What to work on
Carry none of the pictures over; write out the complete data exactly.

Data section

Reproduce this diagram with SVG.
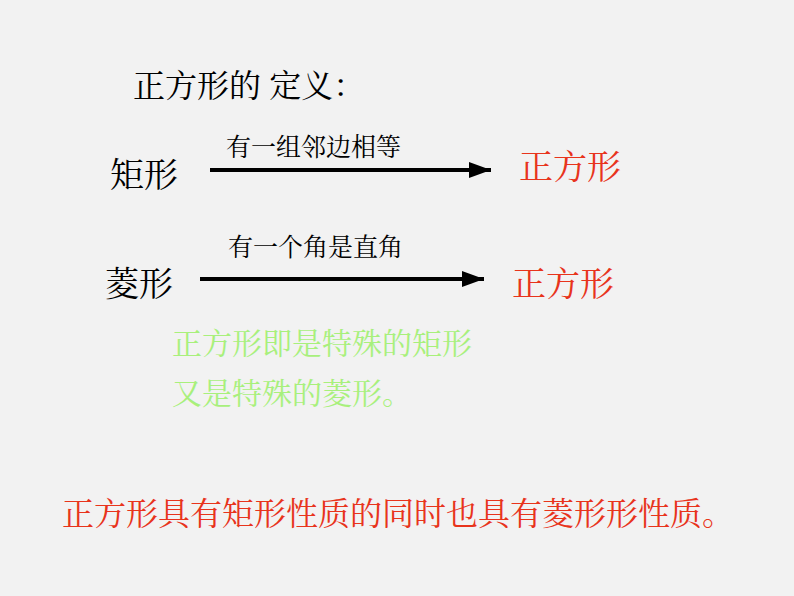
<svg xmlns="http://www.w3.org/2000/svg" width="794" height="596" viewBox="0 0 794 596">
<style>
text{font-family:"Noto Serif CJK SC","Noto Sans CJK SC",serif}
.b{fill:#000}.r{fill:#e8341c}.g{fill:#a8f07c}
.ln{stroke:#000;stroke-width:4}
</style>
<defs>
<marker id="h" viewBox="0 0 10 10" refX="10" refY="5" markerWidth="22" markerHeight="16" markerUnits="userSpaceOnUse" preserveAspectRatio="none" orient="auto"><path d="M0,0L10,5L0,10z" fill="#000"/></marker></defs>
<rect width="794" height="596" fill="#f2f2f2"/>
<text x="133" y="97" font-size="32" class="b">正方形的 定义：</text>
<g id="n1"><text x="110" y="187" font-size="34" class="b">矩形</text></g>
<g id="n2"><text x="519" y="179" font-size="34" class="r">正方形</text></g>
<g id="n3"><text x="105" y="296" font-size="34" class="b">菱形</text></g>
<g id="n4"><text x="512" y="296" font-size="34" class="r">正方形</text></g>
<g id="edges">
<line x1="210" y1="170" x2="491" y2="170" class="ln" marker-end="url(#h)"/>
<line x1="200" y1="279" x2="484" y2="279" class="ln" marker-end="url(#h)"/>
<text x="226" y="156" font-size="25" class="b">有一组邻边相等</text>
<text x="228" y="256" font-size="25" class="b">有一个角是直角</text>
</g>
<text x="172" y="354" font-size="30" class="g">正方形即是特殊的矩形</text>
<text x="172" y="404" font-size="30" class="g">又是特殊的菱形。</text>
<text x="62" y="525" font-size="32" class="r">正方形具有矩形性质的同时也具有菱形形性质。</text>
</svg>
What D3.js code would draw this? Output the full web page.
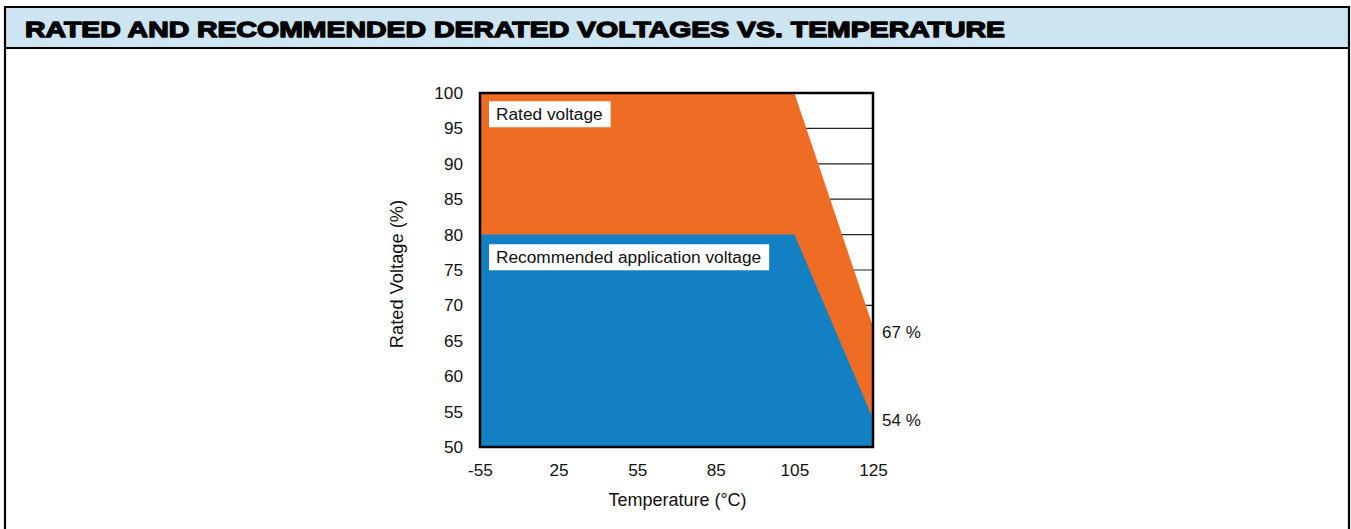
<!DOCTYPE html>
<html>
<head>
<meta charset="utf-8">
<script src="https://cdn.jsdelivr.net/npm/d3@7"></script>
<style>
	html, body { margin: 0; padding: 0; background: #fff; }
	svg { display: block; font-family: 'Liberation Sans', Arial, sans-serif; }
</style>
</head>
<body>
<svg id="derating-chart"></svg>
<script>
var temperatures = ['-55', '25', '55', '85', '105', '125'];
var ratedVoltage = [100, 100, 100, 100, 100, 67];
var recommendedVoltage = [80, 80, 80, 80, 80, 54];
var yTicks = [50, 55, 60, 65, 70, 75, 80, 85, 90, 95, 100];

var width = 1351,
    height = 529;

var plot = { left: 480, right: 873, top: 93, bottom: 447 };
var font = "'Liberation Sans', Arial, sans-serif";

var svg = d3.select('#derating-chart')
	.attr('width', width)
	.attr('height', height);

// frame + header band
svg.append('rect')
	.attr('x', 5)
	.attr('y', 7)
	.attr('width', 1344)
	.attr('height', 41)
	.attr('fill', '#cde4f1');

svg.append('path')
	.attr('d', 'M5,' + height + ' V7 H1349 V' + height + ' M5,48 H1349')
	.attr('fill', 'none')
	.attr('stroke', '#000')
	.attr('stroke-width', 2.2);

svg.append('text')
	.attr('x', 25)
	.attr('y', 37)
	.attr('textLength', 980)
	.attr('lengthAdjust', 'spacingAndGlyphs')
	.attr('font-size', 22)
	.attr('font-weight', 'bold')
	.attr('stroke', '#000')
	.attr('stroke-width', 1.3)
	.attr('stroke-linejoin', 'round')
	.text('RATED AND RECOMMENDED DERATED VOLTAGES VS. TEMPERATURE');

var x = d3.scalePoint()
	.domain(temperatures)
	.range([plot.left, plot.right]);

var y = d3.scaleLinear()
	.domain([50, 100])
	.range([plot.bottom, plot.top]);

var g = svg.append('g');

// grid lines sit behind the areas, so they only show in the empty corner
g.selectAll('.grid')
	.data(yTicks.slice(1, -1))
	.enter()
	.append('line')
	.attr('class', 'grid')
	.attr('x1', plot.left)
	.attr('x2', plot.right)
	.attr('y1', d => y(d))
	.attr('y2', d => y(d))
	.attr('stroke', '#222')
	.attr('stroke-width', 1.2);

var area = d3.area()
	.x(d => x(d.t))
	.y0(y(50))
	.y1(d => y(d.v));

g.append('path')
	.datum(temperatures.map((t, i) => ({ t: t, v: ratedVoltage[i] })))
	.attr('d', area)
	.attr('fill', '#ee6c24');

g.append('path')
	.datum(temperatures.map((t, i) => ({ t: t, v: recommendedVoltage[i] })))
	.attr('d', area)
	.attr('fill', '#1380c4');

g.append('rect')
	.attr('x', plot.left)
	.attr('y', plot.top)
	.attr('width', plot.right - plot.left)
	.attr('height', plot.bottom - plot.top)
	.attr('fill', 'none')
	.attr('stroke', '#000')
	.attr('stroke-width', 2.5);

// axes
var yAxis = d3.axisLeft(y)
	.tickValues(yTicks)
	.tickSize(0)
	.tickPadding(17);

var xAxis = d3.axisBottom(x)
	.tickSize(0)
	.tickPadding(17);

svg.append('g')
	.attr('transform', `translate(${plot.left},0)`)
	.call(yAxis)
	.call(s => s.select('.domain').remove())
	.selectAll('text')
	.attr('font-size', 17.2)
	.attr('font-family', font)
	.attr('fill', '#111');

svg.append('g')
	.attr('transform', `translate(0,${plot.bottom})`)
	.call(xAxis)
	.call(s => s.select('.domain').remove())
	.selectAll('text')
	.attr('font-size', 17.2)
	.attr('font-family', font)
	.attr('fill', '#111');

svg.append('text')
	.attr('transform', `translate(403,${(plot.top + plot.bottom) / 2 + 4}) rotate(-90)`)
	.attr('text-anchor', 'middle')
	.attr('font-size', 18.3)
	.attr('fill', '#111')
	.text('Rated Voltage (%)');

svg.append('text')
	.attr('x', (plot.left + plot.right) / 2 + 1)
	.attr('y', 506)
	.attr('text-anchor', 'middle')
	.attr('font-size', 18)
	.attr('fill', '#111')
	.text('Temperature (°C)');

// series labels in white boxes
var seriesLabels = [
	{ text: 'Rated voltage', v: 97 },
	{ text: 'Recommended application voltage', v: 76.8 }
];

seriesLabels.forEach(function(d) {
	var lg = svg.append('g')
		.attr('transform', `translate(${plot.left + 9},${y(d.v)})`);
	var t = lg.append('text')
		.attr('x', 7)
		.attr('dy', '0.35em')
		.attr('font-size', 17.3)
		.attr('fill', '#111')
		.text(d.text);
	var w = t.node().getComputedTextLength();
	lg.insert('rect', 'text')
		.attr('x', 0)
		.attr('y', -13)
		.attr('width', w + 15)
		.attr('height', 26)
		.attr('fill', '#fff');
});

// end value labels
var last = temperatures.length - 1;
[[ratedVoltage[last], 5], [recommendedVoltage[last], 1]].forEach(function(d) {
	svg.append('text')
		.attr('x', plot.right + 9)
		.attr('y', y(d[0]) + d[1])
		.attr('dy', '0.35em')
		.attr('font-size', 17)
		.attr('fill', '#111')
		.text(d[0] + ' %');
});
</script>
</body>
</html>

Exercise answer
Reproduce this diagram with SVG.
<svg xmlns="http://www.w3.org/2000/svg" width="794" height="596" viewBox="0 0 794 596">
<style>
text{font-family:"Noto Serif CJK SC","Noto Sans CJK SC",serif}
.b{fill:#000}.r{fill:#e8341c}.g{fill:#a8f07c}
.ln{stroke:#000;stroke-width:4}
</style>
<defs>
<marker id="h" viewBox="0 0 10 10" refX="10" refY="5" markerWidth="22" markerHeight="16" markerUnits="userSpaceOnUse" preserveAspectRatio="none" orient="auto"><path d="M0,0L10,5L0,10z" fill="#000"/></marker></defs>
<rect width="794" height="596" fill="#f2f2f2"/>
<text x="133" y="97" font-size="32" class="b">正方形的 定义：</text>
<g id="n1"><text x="110" y="187" font-size="34" class="b">矩形</text></g>
<g id="n2"><text x="519" y="179" font-size="34" class="r">正方形</text></g>
<g id="n3"><text x="105" y="296" font-size="34" class="b">菱形</text></g>
<g id="n4"><text x="512" y="296" font-size="34" class="r">正方形</text></g>
<g id="edges">
<line x1="210" y1="170" x2="491" y2="170" class="ln" marker-end="url(#h)"/>
<line x1="200" y1="279" x2="484" y2="279" class="ln" marker-end="url(#h)"/>
<text x="226" y="156" font-size="25" class="b">有一组邻边相等</text>
<text x="228" y="256" font-size="25" class="b">有一个角是直角</text>
</g>
<text x="172" y="354" font-size="30" class="g">正方形即是特殊的矩形</text>
<text x="172" y="404" font-size="30" class="g">又是特殊的菱形。</text>
<text x="62" y="525" font-size="32" class="r">正方形具有矩形性质的同时也具有菱形形性质。</text>
</svg>
What D3.js code would draw this? Output the full web page.
<!DOCTYPE html>
<html>
<head>
<meta charset="utf-8">
<script src="https://cdn.jsdelivr.net/npm/d3@7"></script>
<style>
	html, body { margin: 0; padding: 0; background: #fff; }
	svg { display: block; font-family: 'Liberation Sans', Arial, sans-serif; }
</style>
</head>
<body>
<svg id="derating-chart"></svg>
<script>
var temperatures = ['-55', '25', '55', '85', '105', '125'];
var ratedVoltage = [100, 100, 100, 100, 100, 67];
var recommendedVoltage = [80, 80, 80, 80, 80, 54];
var yTicks = [50, 55, 60, 65, 70, 75, 80, 85, 90, 95, 100];

var width = 1351,
    height = 529;

var plot = { left: 480, right: 873, top: 93, bottom: 447 };
var font = "'Liberation Sans', Arial, sans-serif";

var svg = d3.select('#derating-chart')
	.attr('width', width)
	.attr('height', height);

// frame + header band
svg.append('rect')
	.attr('x', 5)
	.attr('y', 7)
	.attr('width', 1344)
	.attr('height', 41)
	.attr('fill', '#cde4f1');

svg.append('path')
	.attr('d', 'M5,' + height + ' V7 H1349 V' + height + ' M5,48 H1349')
	.attr('fill', 'none')
	.attr('stroke', '#000')
	.attr('stroke-width', 2.2);

svg.append('text')
	.attr('x', 25)
	.attr('y', 37)
	.attr('textLength', 980)
	.attr('lengthAdjust', 'spacingAndGlyphs')
	.attr('font-size', 22)
	.attr('font-weight', 'bold')
	.attr('stroke', '#000')
	.attr('stroke-width', 1.3)
	.attr('stroke-linejoin', 'round')
	.text('RATED AND RECOMMENDED DERATED VOLTAGES VS. TEMPERATURE');

var x = d3.scalePoint()
	.domain(temperatures)
	.range([plot.left, plot.right]);

var y = d3.scaleLinear()
	.domain([50, 100])
	.range([plot.bottom, plot.top]);

var g = svg.append('g');

// grid lines sit behind the areas, so they only show in the empty corner
g.selectAll('.grid')
	.data(yTicks.slice(1, -1))
	.enter()
	.append('line')
	.attr('class', 'grid')
	.attr('x1', plot.left)
	.attr('x2', plot.right)
	.attr('y1', d => y(d))
	.attr('y2', d => y(d))
	.attr('stroke', '#222')
	.attr('stroke-width', 1.2);

var area = d3.area()
	.x(d => x(d.t))
	.y0(y(50))
	.y1(d => y(d.v));

g.append('path')
	.datum(temperatures.map((t, i) => ({ t: t, v: ratedVoltage[i] })))
	.attr('d', area)
	.attr('fill', '#ee6c24');

g.append('path')
	.datum(temperatures.map((t, i) => ({ t: t, v: recommendedVoltage[i] })))
	.attr('d', area)
	.attr('fill', '#1380c4');

g.append('rect')
	.attr('x', plot.left)
	.attr('y', plot.top)
	.attr('width', plot.right - plot.left)
	.attr('height', plot.bottom - plot.top)
	.attr('fill', 'none')
	.attr('stroke', '#000')
	.attr('stroke-width', 2.5);

// axes
var yAxis = d3.axisLeft(y)
	.tickValues(yTicks)
	.tickSize(0)
	.tickPadding(17);

var xAxis = d3.axisBottom(x)
	.tickSize(0)
	.tickPadding(17);

svg.append('g')
	.attr('transform', `translate(${plot.left},0)`)
	.call(yAxis)
	.call(s => s.select('.domain').remove())
	.selectAll('text')
	.attr('font-size', 17.2)
	.attr('font-family', font)
	.attr('fill', '#111');

svg.append('g')
	.attr('transform', `translate(0,${plot.bottom})`)
	.call(xAxis)
	.call(s => s.select('.domain').remove())
	.selectAll('text')
	.attr('font-size', 17.2)
	.attr('font-family', font)
	.attr('fill', '#111');

svg.append('text')
	.attr('transform', `translate(403,${(plot.top + plot.bottom) / 2 + 4}) rotate(-90)`)
	.attr('text-anchor', 'middle')
	.attr('font-size', 18.3)
	.attr('fill', '#111')
	.text('Rated Voltage (%)');

svg.append('text')
	.attr('x', (plot.left + plot.right) / 2 + 1)
	.attr('y', 506)
	.attr('text-anchor', 'middle')
	.attr('font-size', 18)
	.attr('fill', '#111')
	.text('Temperature (°C)');

// series labels in white boxes
var seriesLabels = [
	{ text: 'Rated voltage', v: 97 },
	{ text: 'Recommended application voltage', v: 76.8 }
];

seriesLabels.forEach(function(d) {
	var lg = svg.append('g')
		.attr('transform', `translate(${plot.left + 9},${y(d.v)})`);
	var t = lg.append('text')
		.attr('x', 7)
		.attr('dy', '0.35em')
		.attr('font-size', 17.3)
		.attr('fill', '#111')
		.text(d.text);
	var w = t.node().getComputedTextLength();
	lg.insert('rect', 'text')
		.attr('x', 0)
		.attr('y', -13)
		.attr('width', w + 15)
		.attr('height', 26)
		.attr('fill', '#fff');
});

// end value labels
var last = temperatures.length - 1;
[[ratedVoltage[last], 5], [recommendedVoltage[last], 1]].forEach(function(d) {
	svg.append('text')
		.attr('x', plot.right + 9)
		.attr('y', y(d[0]) + d[1])
		.attr('dy', '0.35em')
		.attr('font-size', 17)
		.attr('fill', '#111')
		.text(d[0] + ' %');
});
</script>
</body>
</html>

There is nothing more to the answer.